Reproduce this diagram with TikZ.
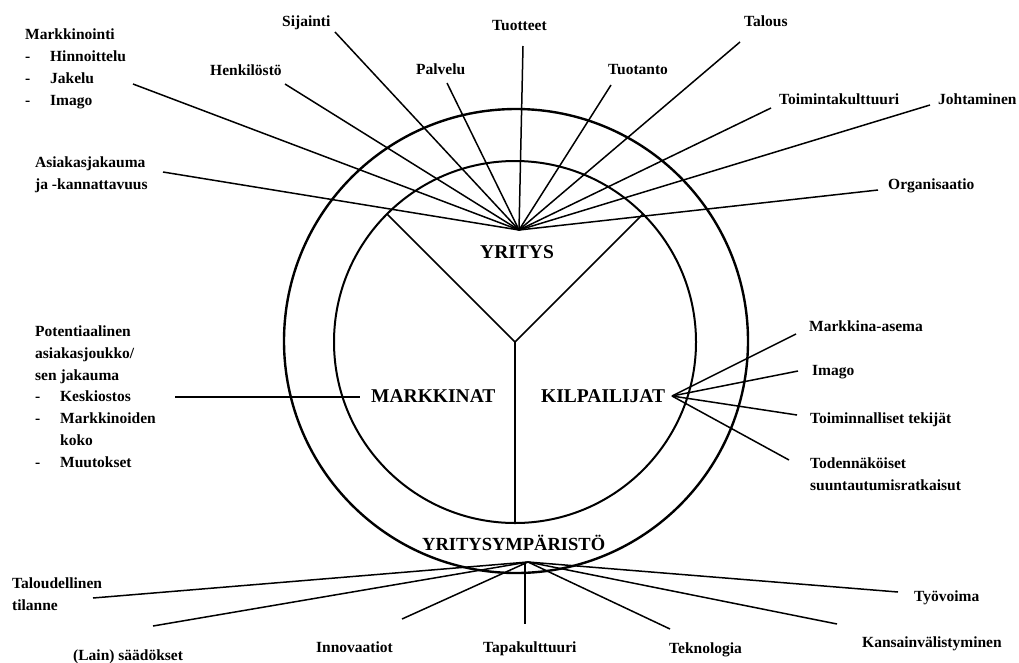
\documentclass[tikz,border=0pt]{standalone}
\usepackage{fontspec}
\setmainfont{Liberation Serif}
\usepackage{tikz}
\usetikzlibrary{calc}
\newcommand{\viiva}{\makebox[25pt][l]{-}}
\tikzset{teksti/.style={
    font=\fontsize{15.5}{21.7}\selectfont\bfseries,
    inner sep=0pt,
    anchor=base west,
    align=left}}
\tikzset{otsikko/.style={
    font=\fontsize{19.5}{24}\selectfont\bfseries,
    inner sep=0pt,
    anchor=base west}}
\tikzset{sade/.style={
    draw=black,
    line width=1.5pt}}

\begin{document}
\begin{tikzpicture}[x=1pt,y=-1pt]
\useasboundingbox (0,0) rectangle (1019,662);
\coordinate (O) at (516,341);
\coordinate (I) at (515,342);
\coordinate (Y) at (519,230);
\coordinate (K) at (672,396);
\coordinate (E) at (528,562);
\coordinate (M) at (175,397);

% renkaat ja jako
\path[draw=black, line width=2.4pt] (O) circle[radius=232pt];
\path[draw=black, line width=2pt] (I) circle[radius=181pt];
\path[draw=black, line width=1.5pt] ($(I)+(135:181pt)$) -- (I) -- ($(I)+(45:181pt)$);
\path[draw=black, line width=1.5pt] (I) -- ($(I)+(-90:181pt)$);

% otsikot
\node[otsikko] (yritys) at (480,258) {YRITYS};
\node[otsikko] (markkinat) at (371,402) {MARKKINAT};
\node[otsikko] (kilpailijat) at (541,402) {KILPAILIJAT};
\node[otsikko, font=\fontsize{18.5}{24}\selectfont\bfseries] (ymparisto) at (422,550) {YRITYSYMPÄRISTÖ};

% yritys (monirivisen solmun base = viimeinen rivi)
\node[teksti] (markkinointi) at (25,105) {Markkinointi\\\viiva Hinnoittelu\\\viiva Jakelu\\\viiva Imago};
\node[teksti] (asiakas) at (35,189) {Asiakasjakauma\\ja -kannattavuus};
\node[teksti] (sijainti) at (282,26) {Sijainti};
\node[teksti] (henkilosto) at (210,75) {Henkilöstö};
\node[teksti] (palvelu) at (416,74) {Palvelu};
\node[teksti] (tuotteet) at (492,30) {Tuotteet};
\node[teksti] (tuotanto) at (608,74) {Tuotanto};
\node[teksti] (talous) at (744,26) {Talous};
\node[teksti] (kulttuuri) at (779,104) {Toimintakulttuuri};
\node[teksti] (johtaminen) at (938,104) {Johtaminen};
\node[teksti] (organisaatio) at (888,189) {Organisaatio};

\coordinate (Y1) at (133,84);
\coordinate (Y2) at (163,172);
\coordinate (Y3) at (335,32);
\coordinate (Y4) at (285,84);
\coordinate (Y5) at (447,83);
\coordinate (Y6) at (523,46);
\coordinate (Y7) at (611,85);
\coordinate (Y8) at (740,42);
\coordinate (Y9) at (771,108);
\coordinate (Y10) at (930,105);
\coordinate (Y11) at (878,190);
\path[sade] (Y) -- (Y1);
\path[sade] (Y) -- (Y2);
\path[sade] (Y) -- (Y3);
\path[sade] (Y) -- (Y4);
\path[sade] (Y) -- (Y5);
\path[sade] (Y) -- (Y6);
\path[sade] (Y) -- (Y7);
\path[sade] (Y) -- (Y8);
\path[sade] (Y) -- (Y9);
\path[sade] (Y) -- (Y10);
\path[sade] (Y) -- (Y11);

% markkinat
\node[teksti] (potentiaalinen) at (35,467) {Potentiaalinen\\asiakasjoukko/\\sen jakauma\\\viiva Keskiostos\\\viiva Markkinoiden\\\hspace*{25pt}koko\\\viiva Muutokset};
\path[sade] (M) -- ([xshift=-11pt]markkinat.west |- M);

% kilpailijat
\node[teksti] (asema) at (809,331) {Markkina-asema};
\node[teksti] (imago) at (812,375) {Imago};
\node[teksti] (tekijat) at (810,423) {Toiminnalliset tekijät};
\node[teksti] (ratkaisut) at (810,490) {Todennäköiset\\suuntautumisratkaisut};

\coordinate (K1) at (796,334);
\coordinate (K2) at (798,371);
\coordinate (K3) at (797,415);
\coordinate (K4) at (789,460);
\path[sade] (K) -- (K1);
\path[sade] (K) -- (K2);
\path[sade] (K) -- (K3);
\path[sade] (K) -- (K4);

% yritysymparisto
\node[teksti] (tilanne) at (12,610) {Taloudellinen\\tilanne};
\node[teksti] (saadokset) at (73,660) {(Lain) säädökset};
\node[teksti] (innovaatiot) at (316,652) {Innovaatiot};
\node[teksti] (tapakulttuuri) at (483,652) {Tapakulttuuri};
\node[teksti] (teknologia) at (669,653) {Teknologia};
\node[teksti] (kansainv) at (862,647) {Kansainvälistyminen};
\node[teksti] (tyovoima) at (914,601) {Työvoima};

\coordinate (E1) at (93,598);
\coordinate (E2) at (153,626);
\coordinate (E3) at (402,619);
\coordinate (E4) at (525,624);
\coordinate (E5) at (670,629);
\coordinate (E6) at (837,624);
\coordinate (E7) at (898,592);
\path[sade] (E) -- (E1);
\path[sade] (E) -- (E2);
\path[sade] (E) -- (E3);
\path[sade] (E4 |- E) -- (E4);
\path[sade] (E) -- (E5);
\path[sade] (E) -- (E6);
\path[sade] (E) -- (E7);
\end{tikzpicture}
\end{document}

· · · · · · ·

**Work required:**
Emit the lines of the material exactly, from its first line to the line containing "(ymparisto) at (422,550)", inclusive; leave every picture out.

**Output of the exercise:**
Reproduce this diagram with TikZ.
\documentclass[tikz,border=0pt]{standalone}
\usepackage{fontspec}
\setmainfont{Liberation Serif}
\usepackage{tikz}
\usetikzlibrary{calc}
\newcommand{\viiva}{\makebox[25pt][l]{-}}
\tikzset{teksti/.style={
    font=\fontsize{15.5}{21.7}\selectfont\bfseries,
    inner sep=0pt,
    anchor=base west,
    align=left}}
\tikzset{otsikko/.style={
    font=\fontsize{19.5}{24}\selectfont\bfseries,
    inner sep=0pt,
    anchor=base west}}
\tikzset{sade/.style={
    draw=black,
    line width=1.5pt}}

\begin{document}
\begin{tikzpicture}[x=1pt,y=-1pt]
\useasboundingbox (0,0) rectangle (1019,662);
\coordinate (O) at (516,341);
\coordinate (I) at (515,342);
\coordinate (Y) at (519,230);
\coordinate (K) at (672,396);
\coordinate (E) at (528,562);
\coordinate (M) at (175,397);

% renkaat ja jako
\path[draw=black, line width=2.4pt] (O) circle[radius=232pt];
\path[draw=black, line width=2pt] (I) circle[radius=181pt];
\path[draw=black, line width=1.5pt] ($(I)+(135:181pt)$) -- (I) -- ($(I)+(45:181pt)$);
\path[draw=black, line width=1.5pt] (I) -- ($(I)+(-90:181pt)$);

% otsikot
\node[otsikko] (yritys) at (480,258) {YRITYS};
\node[otsikko] (markkinat) at (371,402) {MARKKINAT};
\node[otsikko] (kilpailijat) at (541,402) {KILPAILIJAT};
\node[otsikko, font=\fontsize{18.5}{24}\selectfont\bfseries] (ymparisto) at (422,550) {YRITYSYMPÄRISTÖ};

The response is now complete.